Microsoft confirmed several Windows 11 update improvements, including the ability to skip updates during setup, extend pause periods, and choose shutdown or restart without forced updating. The company is also coordinating driver, .NET, and firmware updates to reduce the number of reboots each month, with changes already in testing for Windows Insiders. The update is user-friendly and operationally positive, but the market impact should be limited.

Analysis

This is modestly bullish for MSFT because it chips away at a persistent enterprise friction point: IT-admin hostility to Windows not because of feature quality, but because of operational unpredictability. Reducing forced reboots and giving users/admins more control should incrementally improve endpoint satisfaction, which matters at the margin for renewal stickiness in large-seat deployments and for keeping Windows relevant versus managed Chromebooks, macOS, and VDI alternatives. The second-order effect is more important than the consumer convenience angle. If Microsoft meaningfully reduces update-related downtime, it lowers one of the hidden costs of a Windows seat for IT departments, which can slow migration discussions in regulated or latency-sensitive industries.

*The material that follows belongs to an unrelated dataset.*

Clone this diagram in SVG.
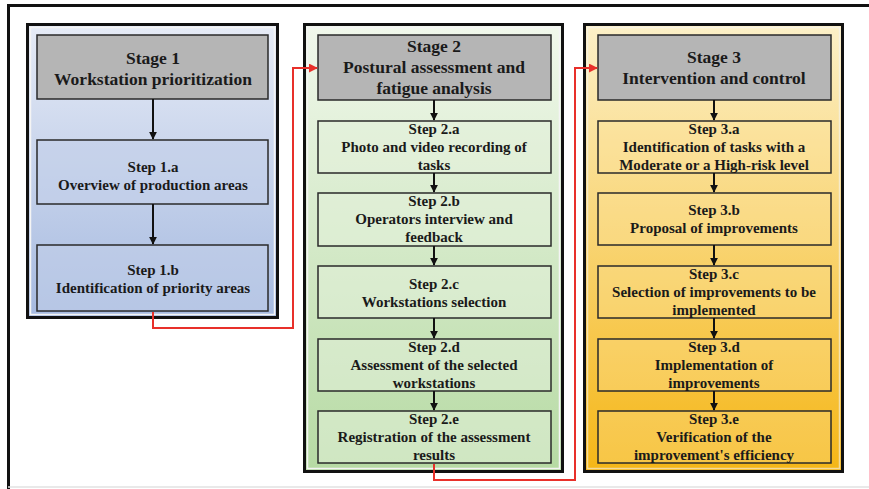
<svg xmlns="http://www.w3.org/2000/svg" width="869" height="489" viewBox="0 0 869 489">
  <defs>
    <linearGradient id="gBlue" x1="0" y1="0" x2="0" y2="1">
      <stop offset="0" stop-color="#e6ebf6"/>
      <stop offset="1" stop-color="#a6bae0"/>
    </linearGradient>
    <linearGradient id="gGreen" x1="0" y1="0" x2="0" y2="1">
      <stop offset="0" stop-color="#f1f8ec"/>
      <stop offset="1" stop-color="#b6daa3"/>
    </linearGradient>
    <linearGradient id="gYellow" x1="0" y1="0" x2="0" y2="1">
      <stop offset="0" stop-color="#fcf0c8"/>
      <stop offset="1" stop-color="#f5b616"/>
    </linearGradient>
    <marker id="arrowBlack" viewBox="0 0 10 10" refX="9" refY="5" markerWidth="4" markerHeight="4" orient="auto" markerUnits="strokeWidth">
      <path d="M0,0 L10,5 L0,10 Z" fill="#111"/>
    </marker>
    <marker id="arrowRed" viewBox="0 0 10 10" refX="9" refY="5" markerWidth="4.5" markerHeight="4.5" orient="auto" markerUnits="strokeWidth">
      <path d="M0,0 L10,5 L0,10 Z" fill="#e8302a"/>
    </marker>
  </defs>
  <style>
    .frame { fill: none; stroke: #111; stroke-width: 3; }
    .stage { stroke: #111; stroke-width: 3; }
    .inner { fill: none; stroke: #f4f4f4; stroke-width: 1.5; }
    .header { fill: #b5b5b5; stroke: #2a2a2a; stroke-width: 1.5; }
    .step { stroke: #2a2a2a; stroke-width: 1.5; }
    .s1 { fill: #c2cfea; fill-opacity: 0.55; }
    .s2 { fill: #e4f1da; fill-opacity: 0.55; }
    .s3 { fill: #fbe39a; fill-opacity: 0.35; }
    text { font-family: "Liberation Serif", "Times New Roman", serif; font-weight: bold; fill: #1a1a1a; text-anchor: middle; }
    .h { font-size: 17.5px; }
    .t { font-size: 15px; }
    .flow { fill: none; stroke: #111; stroke-width: 2; }
    .link { fill: none; stroke: #e8302a; stroke-width: 2; }
  </style>

  <!-- page frame -->
  <rect x="0" y="0" width="869" height="489" fill="#ffffff"/>
  <path class="frame" d="M869,5.5 H8.5 V489"/>
  <line x1="8" y1="487" x2="869" y2="487" stroke="#e2e2e2" stroke-width="1.5"/>

  <!-- Stage 1 -->
  <g id="stage1">
    <rect class="stage" x="27.5" y="24.5" width="250" height="293" fill="url(#gBlue)"/>
    <rect class="inner" x="30.5" y="27.5" width="244" height="287"/>
    <g id="stage1-header">
      <rect class="header" x="37" y="35" width="231" height="64"/>
      <text class="h" x="153" y="64">Stage 1</text>
      <text class="h" x="153" y="85">Workstation prioritization</text>
    </g>
    <g id="step1a">
      <rect class="step s1" x="37" y="140" width="231" height="64"/>
      <text class="t" x="153" y="172">Step 1.a</text>
      <text class="t" x="153" y="190">Overview of production areas</text>
    </g>
    <g id="step1b">
      <rect class="step s1" x="37" y="245" width="231" height="66"/>
      <text class="t" x="153" y="275">Step 1.b</text>
      <text class="t" x="153" y="293">Identification of priority areas</text>
    </g>
  </g>

  <!-- Stage 2 -->
  <g id="stage2">
    <rect class="stage" x="304.5" y="24.5" width="258" height="447" fill="url(#gGreen)"/>
    <rect class="inner" x="307.5" y="27.5" width="252" height="441"/>
    <g id="stage2-header">
      <rect class="header" x="318" y="35" width="233" height="65"/>
      <text class="h" x="434" y="52">Stage 2</text>
      <text class="h" x="434" y="73">Postural assessment and</text>
      <text class="h" x="434" y="94">fatigue analysis</text>
    </g>
    <g id="step2a">
      <rect class="step s2" x="318" y="121" width="233" height="52"/>
      <text class="t" x="434" y="134">Step 2.a</text>
      <text class="t" x="434" y="152">Photo and video recording of</text>
      <text class="t" x="434" y="170">tasks</text>
    </g>
    <g id="step2b">
      <rect class="step s2" x="318" y="193" width="233" height="53"/>
      <text class="t" x="434" y="206">Step 2.b</text>
      <text class="t" x="434" y="224">Operators interview and</text>
      <text class="t" x="434" y="242">feedback</text>
    </g>
    <g id="step2c">
      <rect class="step s2" x="318" y="266" width="233" height="52"/>
      <text class="t" x="434" y="289">Step 2.c</text>
      <text class="t" x="434" y="307">Workstations selection</text>
    </g>
    <g id="step2d">
      <rect class="step s2" x="318" y="339" width="233" height="52"/>
      <text class="t" x="434" y="352">Step 2.d</text>
      <text class="t" x="434" y="370">Assessment of the selected</text>
      <text class="t" x="434" y="388">workstations</text>
    </g>
    <g id="step2e">
      <rect class="step s2" x="318" y="411" width="233" height="52"/>
      <text class="t" x="434" y="424">Step 2.e</text>
      <text class="t" x="434" y="442">Registration of the assessment</text>
      <text class="t" x="434" y="460">results</text>
    </g>
  </g>

  <!-- Stage 3 -->
  <g id="stage3">
    <rect class="stage" x="584.5" y="24.5" width="258" height="447" fill="url(#gYellow)"/>
    <rect class="inner" x="587.5" y="27.5" width="252" height="441" stroke-opacity="0.6"/>
    <g id="stage3-header">
      <rect class="header" x="598" y="35" width="233" height="65"/>
      <text class="h" x="714" y="63">Stage 3</text>
      <text class="h" x="714" y="84">Intervention and control</text>
    </g>
    <g id="step3a">
      <rect class="step s3" x="598" y="121" width="233" height="52"/>
      <text class="t" x="714" y="134">Step 3.a</text>
      <text class="t" x="714" y="152">Identification of tasks with a</text>
      <text class="t" x="714" y="170">Moderate or a High-risk level</text>
    </g>
    <g id="step3b">
      <rect class="step s3" x="598" y="193" width="233" height="52"/>
      <text class="t" x="714" y="215">Step 3.b</text>
      <text class="t" x="714" y="233">Proposal of improvements</text>
    </g>
    <g id="step3c">
      <rect class="step s3" x="598" y="266" width="233" height="52"/>
      <text class="t" x="714" y="279">Step 3.c</text>
      <text class="t" x="714" y="297">Selection of improvements to be</text>
      <text class="t" x="714" y="315">implemented</text>
    </g>
    <g id="step3d">
      <rect class="step s3" x="598" y="339" width="233" height="52"/>
      <text class="t" x="714" y="352">Step 3.d</text>
      <text class="t" x="714" y="370">Implementation of</text>
      <text class="t" x="714" y="388">improvements</text>
    </g>
    <g id="step3e">
      <rect class="step s3" x="598" y="411" width="233" height="52"/>
      <text class="t" x="714" y="424">Step 3.e</text>
      <text class="t" x="714" y="442">Verification of the</text>
      <text class="t" x="714" y="460">improvement's efficiency</text>
    </g>
  </g>

  <!-- connectors -->
  <g id="connectors">
    <line class="flow" x1="153" y1="99" x2="153" y2="139" marker-end="url(#arrowBlack)"/>
    <line class="flow" x1="153" y1="204" x2="153" y2="244" marker-end="url(#arrowBlack)"/>

    <line class="flow" x1="434" y1="100" x2="434" y2="120" marker-end="url(#arrowBlack)"/>
    <line class="flow" x1="434" y1="173" x2="434" y2="192" marker-end="url(#arrowBlack)"/>
    <line class="flow" x1="434" y1="246" x2="434" y2="265" marker-end="url(#arrowBlack)"/>
    <line class="flow" x1="434" y1="318" x2="434" y2="338" marker-end="url(#arrowBlack)"/>
    <line class="flow" x1="434" y1="391" x2="434" y2="410" marker-end="url(#arrowBlack)"/>

    <line class="flow" x1="714" y1="100" x2="714" y2="120" marker-end="url(#arrowBlack)"/>
    <line class="flow" x1="714" y1="173" x2="714" y2="192" marker-end="url(#arrowBlack)"/>
    <line class="flow" x1="714" y1="245" x2="714" y2="265" marker-end="url(#arrowBlack)"/>
    <line class="flow" x1="714" y1="318" x2="714" y2="338" marker-end="url(#arrowBlack)"/>
    <line class="flow" x1="714" y1="391" x2="714" y2="410" marker-end="url(#arrowBlack)"/>

    <path class="link" d="M153,312 V328 H293 V68 H317" marker-end="url(#arrowRed)"/>
    <path class="link" d="M434,464 V480 H575 V68 H597" marker-end="url(#arrowRed)"/>
  </g>
</svg>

Coordinating driver, firmware, and .NET updates also nudges Microsoft further toward a more vertically managed stack, which benefits its own ecosystem while pressuring third-party device/software vendors whose patch cadence may become more exposed to Windows’ scheduling logic. The market likely underweights how slowly these improvements translate into financials. This is not a near-term monetization catalyst; it is a multi-quarter to multi-year retention and NPS tailwind, so the initial equity response should be muted unless paired with evidence of better enterprise renewal metrics or lower support costs. The main risk is execution: if the new controls create more fragmentation, delayed patching, or security incidents, the narrative flips quickly and the “user choice” story becomes a governance and cybersecurity issue. Contrarianly, this may be less about appeasing end users and more about insulating Microsoft from longer-run platform erosion as AI PCs, mobile-first workflows, and cloud-managed endpoints change buying criteria. The market tends to view Windows as mature and stable, but even small reductions in admin pain can matter when CIOs are re-evaluating endpoint mix over a 12-24 month cycle. That makes this a subtle positive for MSFT, but also a reminder that Windows’ moat is now being defended on experience quality, not just installed base.